One strand emerging involved an independent monitoring body, made up of representatives from the Irish, British and US governments, to oversee paramilitary activity.

The document presented to the parties by Mr Ahern and Mr Blair aims to end the political stalemate and restoring the devolved institutions in time for the planned May 1 elections to the Stormont Assembly.

The package, split into five annexes, set out all the outstanding issues in the peace process.
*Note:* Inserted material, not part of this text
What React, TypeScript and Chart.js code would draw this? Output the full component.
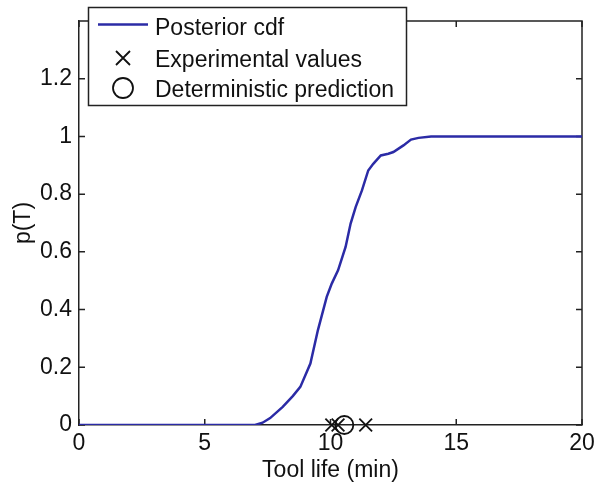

But Mr Blair’s official spokesman said: “It’s a work in progress, not a finished product.”

The power-sharing Assembly has been suspended since the discovery of a suspected IRA spy-ring at Stormont last October which left unionists bitterly opposed to going back into government with Sinn Fein.

Only a huge and public disarmament gesture backed by a declaration from the paramilitary organisation that its war is over will persuade them that republicans are genuinely committed to peace.

But before the IRA agree to effectively go out of business by agreeing to halt recruitment, purchasing guns and gathering intelligence, they want confirmation from Mr Blair about a major new programme of demilitarisation.

Mr Adams and Martin McGuinness sought promises that thousands of troops would be pulled out of Northern Ireland along with the dismantling of Army watchtowers in republican areas.

Calls for policing and criminal justice to be devolved to the Stormont Assembly, a pledge to allow on-the-run paramilitary prisoners to return and moves on equality and human rights were also among the main Sinn Fein demands.